After convincingly beating Yugoslovakia and Austria in the knockouts, the West Germans were confronted with the mean task of taking on Hungary – the Mighty Magyars – who were the clear favourites to lift their first world title. 

They needed a miracle to stop Hungary’s train of destiny at the Wankdorf Stadium in Bern, Switzerland, and they got, what is today known as “The Miracle of Bern”, where they came back from 2-0 down to win 3-2.

Czechoslovakia – 1962, Chile

Czechoslovakia, a country that got dissolved into the Czech Republic and Slovakia in 1992, had reached the finals of a men’s World Cup twice, in 1934 and 1962. 

While they lost an extremely tight encounter in 1934 to Italy, Czechoslovakia had found no joy in the first three World Cups post-war, failing to qualify in 1950 and crashing it out in the group stages in 1954 and 1958. 

Placed alongside holders Brazil and fairly competitive Mexico and Spain, a daunting assignment was waiting for the Czechoslovakians at the 1962 World Cup in Chile.
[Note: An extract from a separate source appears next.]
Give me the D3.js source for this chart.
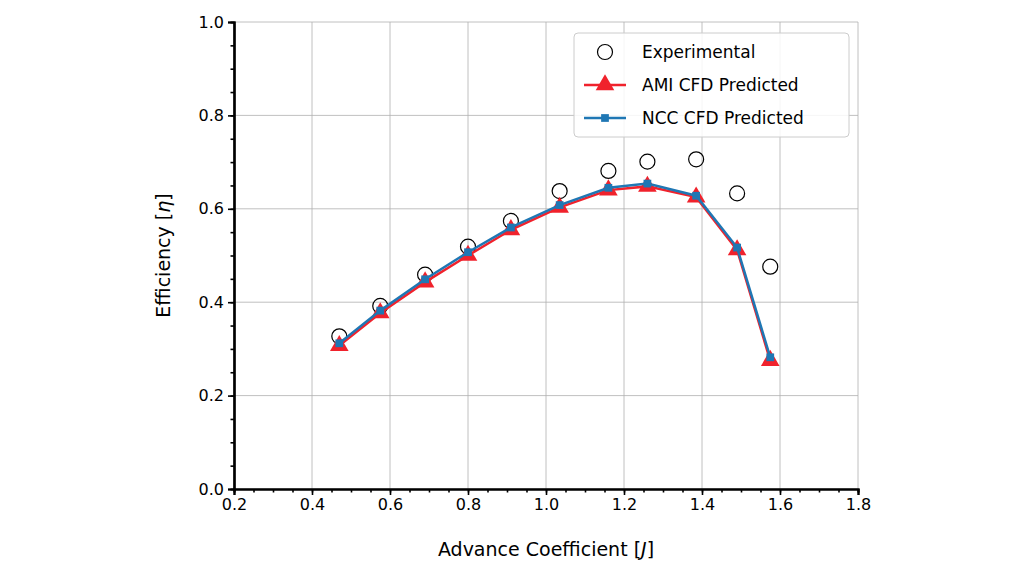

However, luck was on their side as despite losing heavily to Mexico, they sneaked out of the group courtesy of an impressive 0-0 draw versus Brazil and a sticky 1-0 win over Spain. 

Having defeated Hungary in the quarterfinals and Yugoslavia in the last four, their dream run was cut short by a world-class Brazil side in the final. 

But it surely placed the Czechoslovakian class of 1962 in the annals of World Cup legends. 

Sweden – 1958, Sweden

Fending off Argentina, Chile, and Mexico, to the surprise of many, Sweden was granted the privilege of hosting the 1958 FIFA World Cup, and the Swedes made merry of it by – yet again to the surprise of many – reaching their first-ever final. 

Under the stewardship of the Englishman George Raynor, Sweden weren’t expected to amaze even if the World Cup was happening in their backyard. However, they started strongly by topping their group. 

In the quarterfinal versus the Soviet Union, albeit the odds were against the hosts, they comfortably won 2-0 before strolling 3-1 over West Germany in the last four. 

They lost 5-2 in the final to a special Brazil side, wherein the 17-year-old Pelé was announcing his arrival. It is said that at the end of the Brazilian masterclass, even the Swedish fans present at the Råsunda Stadium were in awe of their rivals on the day and openly applauded their genius.